Algo semelhante ao ambiente “Masterchef” invadia agora a cozinha. Embora, aqui, sem testar a competência culinária dos intervenientes. A substituir o júri, o Miguel Araújo, cabeça dos “Azeitonas”, mais dado a cantorias do que propriamente aos labores da mesa. Miguel é a sexta geração de indianos. Em casa, sente-se à vontade com os caris. Neste palco atuou como “agente provocador”. A experiência dos dois chefes falou mais alto do que as distrações. O público tinha, agora, duas promessas. Laffan ia preparar três tipos de canapés, respetivamente com maçã, pera e morango. Comum aos três canapés a utilização de codorniz. Magalhães garantia uma codorniz recheada com presunto e morango, acompanhada de uma salada com pera marinada e licor e, ainda, pera caramelizada.

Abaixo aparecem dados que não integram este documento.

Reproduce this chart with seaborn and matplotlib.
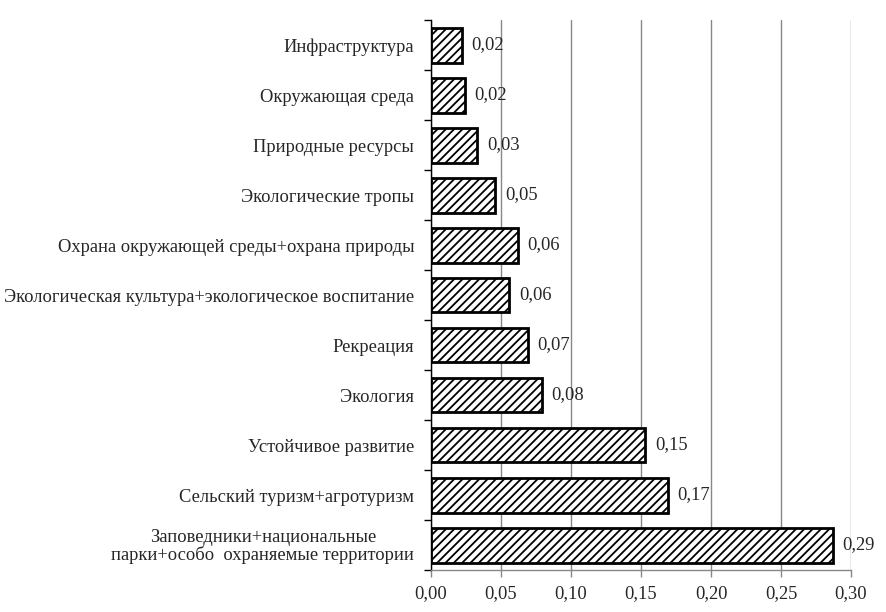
import matplotlib
matplotlib.use("Agg")
import matplotlib.pyplot as plt
import seaborn as sns
import pandas as pd
import numpy as np
from matplotlib.ticker import FixedLocator

categories = [
    "Инфраструктура",
    "Окружающая среда",
    "Природные ресурсы",
    "Экологические тропы",
    "Охрана окружающей среды+охрана природы",
    "Экологическая культура+экологическое воспитание",
    "Рекреация",
    "Экология",
    "Устойчивое развитие",
    "Сельский туризм+агротуризм",
    "Заповедники+национальные\nпарки+особо  охраняемые территории",
]
values = [0.022, 0.024, 0.033, 0.046, 0.062, 0.056, 0.069, 0.079, 0.153, 0.169, 0.287]
labels = ["0,02", "0,02", "0,03", "0,05", "0,06", "0,06", "0,07", "0,08", "0,15", "0,17", "0,29"]
xticks = [0.0, 0.05, 0.10, 0.15, 0.20, 0.25, 0.30]
xticklabels = ["0,00", "0,05", "0,10", "0,15", "0,20", "0,25", "0,30"]

sns.set_theme(style="white")
plt.rcParams['font.family'] = ['Liberation Serif', 'DejaVu Serif']
plt.rcParams['hatch.linewidth'] = 1.3

FS = 13.3

df = pd.DataFrame({"cat": categories, "val": values})

fig = plt.figure(figsize=(8.86, 6.12), dpi=100)
ax = fig.add_axes([431/886, 42/612, 420/886, 550/612])

sns.barplot(data=df, y="cat", x="val", orient="h", color="white",
            edgecolor="black", linewidth=2, width=0.7, ax=ax, order=categories)
for p in ax.patches:
    p.set_hatch("////")
    p.set_facecolor("white")
    p.set_edgecolor("black")

ax.set_xlim(0, 0.30)
ax.set_ylim(len(categories) - 0.5, -0.5)
ax.set_xticks(xticks)
ax.set_xticklabels(xticklabels, fontsize=FS)
ax.set_xlabel("")
ax.set_ylabel("")
ax.set_yticks(range(len(categories)))
ax.set_yticklabels(categories, fontsize=FS, multialignment="center", linespacing=1.0)
ax.tick_params(axis="y", which="major", length=0, pad=12)
ax.yaxis.set_minor_locator(FixedLocator(np.arange(-0.5, len(categories) + 0.5, 1)))
ax.tick_params(axis="y", which="minor", length=5, width=1, color="black", direction="out", left=True)
ax.tick_params(axis="x", which="major", length=5, width=1, color="#888888", direction="out", bottom=True, pad=6)

ax.grid(axis="x", color="#888888", linewidth=1)
ax.set_axisbelow(True)
for s in ["top", "right"]:
    ax.spines[s].set_visible(False)
ax.spines["left"].set_color("black")
ax.spines["left"].set_linewidth(1)
ax.spines["bottom"].set_color("#888888")
ax.spines["bottom"].set_linewidth(1)

for i, (v, t) in enumerate(zip(values, labels)):
    ax.annotate(t, (v, i), xytext=(7, 0), textcoords="offset points",
                va="center", ha="left", fontsize=FS)

fig.savefig("out.png", dpi=100)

Laffan contra Magalhães é muita fruta no mesmo cesto

Sobre a bancada, desossava-se uma codorniz, embrulhavam-se morangos em presunto, preparava-se um molho vinagrete com dois terços de vinho para um terço de azeite, vinagre de pera, pimenta; refogava-se cebola, alho e tomate. De premeio os dois chefes aproveitavam para falar sobre alguns dos ingredientes a uso. A introdução do tomate e da batata a partir das américas; a boa relação qualidade preço dos nossos restaurantes. André Magalhães arriscou mesmo apostar na nova tendência gastronómica. Depois do sushi, dos gins, dos ceviches, prepare-se o consumidor para os vinhos de fruta, nomeadamente as sidras.

Coisas destas cozinhas improvisadas, havia de falhar sucessivamente a eletricidade e com ela o forno. Laffan perdeu um dos seus folhados, Magalhães poupou as suas codornizes a alguns minutos de forno, levou-as à frigideira. No final, um empate técnico no sabor, na apresentação e no à-vontade. Na cozinha não se desenrolou uma batalha, antes o comprometimento de dois cozinheiros com os produtos portugueses. Miguel Laffan ganhou nas entradas. Competiu contra si mesmo. André Magalhães ganhou no principal. Jogou sozinho. As codornizes? Tenras, saborosas, com a carne ferrosa a casar com um presunto gordo. O morango a desfazer-se. A pera, doce, caramelizada no ponto. Os canapés? Um folhado estaladiço e o sabor da fruta a evidenciar-se. Porque, aqui, era fruta que importava.